The more you have loved and have allowed yourself to suffer because of your love, the more you will be able to let your heart grow wider and deeper. When your love is truly giving and receiving, those whom you love will not leave your heart even when they depart from you. The pain of rejection, absence, and death can become fruitful. Yes, as you love deeply the ground of your heart will be broken more and more, but you will rejoice in the abundance of the fruit it will bear.
Suffering invites us to place our hurts in larger hands. In Christ we see God suffering – for us. And calling us to share in God’s suffering love for a hurting world. The small and even overpowering pains of our lives are intimately connected with the greater pains of Christ. Our daily sorrows are anchored in a greater sorrow and therefore a larger hope.
You have to dare to live through the pain and struggle. Acknowledge your anguish but do not let it pull you out of yourself. Hold on to your chosen direction, your discipline, your prayer, your work, your guides, and trust that one day love will have conquered enough of you that even the most fearful part will allow love to cast out all fear.

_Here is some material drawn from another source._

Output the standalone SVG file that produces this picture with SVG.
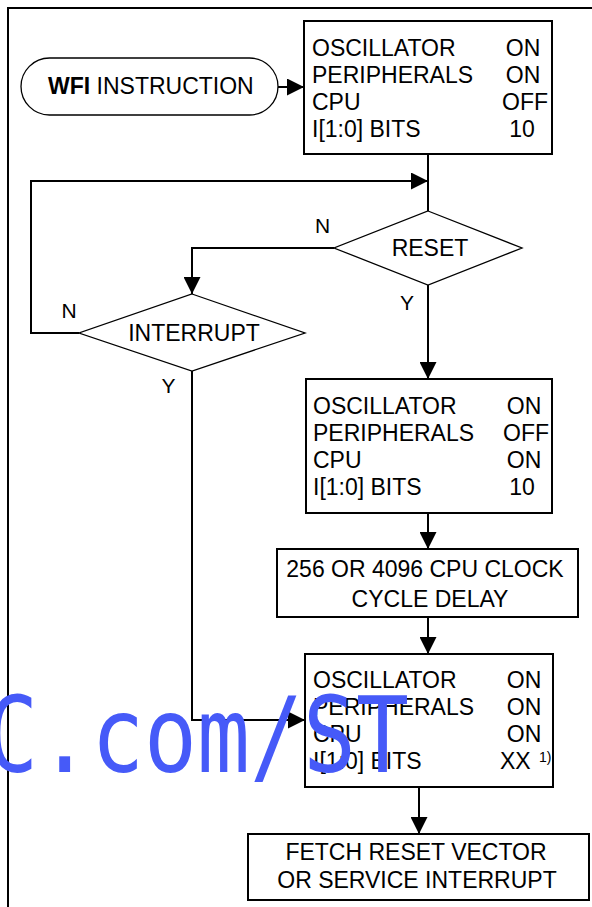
<svg xmlns="http://www.w3.org/2000/svg" width="592" height="907" viewBox="0 0 592 907">
<defs>
<marker id="ah" markerUnits="userSpaceOnUse" markerWidth="17" markerHeight="17" refX="17" refY="8.5" orient="auto" viewBox="0 0 17 17"><path d="M0,0 L17,8.5 L0,17 Z" fill="#000"/></marker>
<style>
text{font-family:"Liberation Sans",Arial,sans-serif;font-size:23px;fill:#000}
.box{fill:#fff;stroke:#000;stroke-width:2}
.dia{fill:#fff;stroke:#000;stroke-width:1.3}
.term{fill:#fff;stroke:#000;stroke-width:1.3}
.con{fill:none;stroke:#000;stroke-width:2}
.arr{marker-end:url(#ah)}
.lbl{font-size:21px;text-anchor:middle}
.mid{text-anchor:middle}
.sup{font-size:14px}
.wm{font-family:"DejaVu Sans Mono",monospace;font-size:88px;fill:#465af8}
</style>
</defs>
<rect width="592" height="907" fill="#fff"/>
<path d="M8,907 V8 H592" class="con"/>

<g id="connectors">
<path class="con arr" d="M278,87 H304"/>
<path class="con" d="M428,154 V211"/>
<path class="con arr" d="M79,333 H31 V181 H428"/>
<path class="con arr" d="M334,248 H192 V294"/>
<path class="con arr" d="M428,285 V379"/>
<path class="con arr" d="M192,371 V720 H305"/>
<path class="con arr" d="M428,513 V549"/>
<path class="con arr" d="M428,617 V654"/>
<path class="con arr" d="M419,787 V834"/>
<text class="lbl" x="322.5" y="233">N</text>
<text class="lbl" x="407" y="310">Y</text>
<text class="lbl" x="69" y="318">N</text>
<text class="lbl" x="168.5" y="393">Y</text>
</g>

<g id="wfi">
<rect class="term" x="21" y="58" width="257" height="57" rx="28.5"/>
<text x="48" y="94"><tspan font-weight="bold">WFI</tspan> INSTRUCTION</text>
</g>

<g id="state1">
<rect class="box" x="304" y="21" width="248" height="133"/>
<text x="312" y="56">OSCILLATOR</text>
<text x="312" y="83">PERIPHERALS</text>
<text x="312" y="110">CPU</text>
<text x="312" y="137">I[1:0] BITS</text>
<text class="mid" x="523" y="56">ON</text>
<text class="mid" x="523" y="83">ON</text>
<text class="mid" x="525" y="110">OFF</text>
<text class="mid" x="522" y="137">10</text>
</g>

<g id="reset">
<polygon class="dia" points="428,211 522,248 428,285 334,248"/>
<text class="mid" x="430" y="256">RESET</text>
</g>

<g id="interrupt">
<polygon class="dia" points="192,294 305,333 192,371 79,333"/>
<text class="mid" x="194" y="341">INTERRUPT</text>
</g>

<g id="state2">
<rect class="box" x="306" y="379" width="246" height="134"/>
<text x="313" y="414">OSCILLATOR</text>
<text x="313" y="441">PERIPHERALS</text>
<text x="313" y="468">CPU</text>
<text x="313" y="495">I[1:0] BITS</text>
<text class="mid" x="524" y="414">ON</text>
<text class="mid" x="526" y="441">OFF</text>
<text class="mid" x="524" y="468">ON</text>
<text class="mid" x="522" y="495">10</text>
</g>

<g id="delay">
<rect class="box" x="277" y="549" width="301" height="68"/>
<text class="mid" x="425" y="577">256 OR 4096 CPU CLOCK</text>
<text class="mid" x="430" y="607">CYCLE DELAY</text>
</g>

<g id="state3">
<rect class="box" x="305" y="654" width="248" height="133"/>
<text x="313" y="688">OSCILLATOR</text>
<text x="313" y="715">PERIPHERALS</text>
<text x="313" y="742">CPU</text>
<text x="313" y="769">I[1:0] BITS</text>
<text class="mid" x="524" y="688">ON</text>
<text class="mid" x="524" y="715">ON</text>
<text class="mid" x="524" y="742">ON</text>
<text x="500" y="769">XX</text>
<text class="sup" x="539" y="762">1)</text>
</g>

<g id="fetch">
<rect class="box" x="248" y="834" width="341" height="66"/>
<text class="mid" x="416" y="860">FETCH RESET VECTOR</text>
<text class="mid" x="417" y="888">OR SERVICE INTERRUPT</text>
</g>

<text class="wm" transform="translate(-14.8,772) scale(1,1.2)" x="0" y="0">C.com/ST</text>
</svg>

Real grief is not healed by time... if time does anything, it deepens our grief. The longer we live, the more fully we become aware of who she was for us, and the more intimately we experience what her love meant for us. Real, deep love is, as you know, very unobtrusive, seemingly easy and obvious, and so present that we take it for granted. Therefore, it is only in retrospect - or better, in memory - that we fully realize its power and depth. Yes, indeed, love often makes itself visible in pain.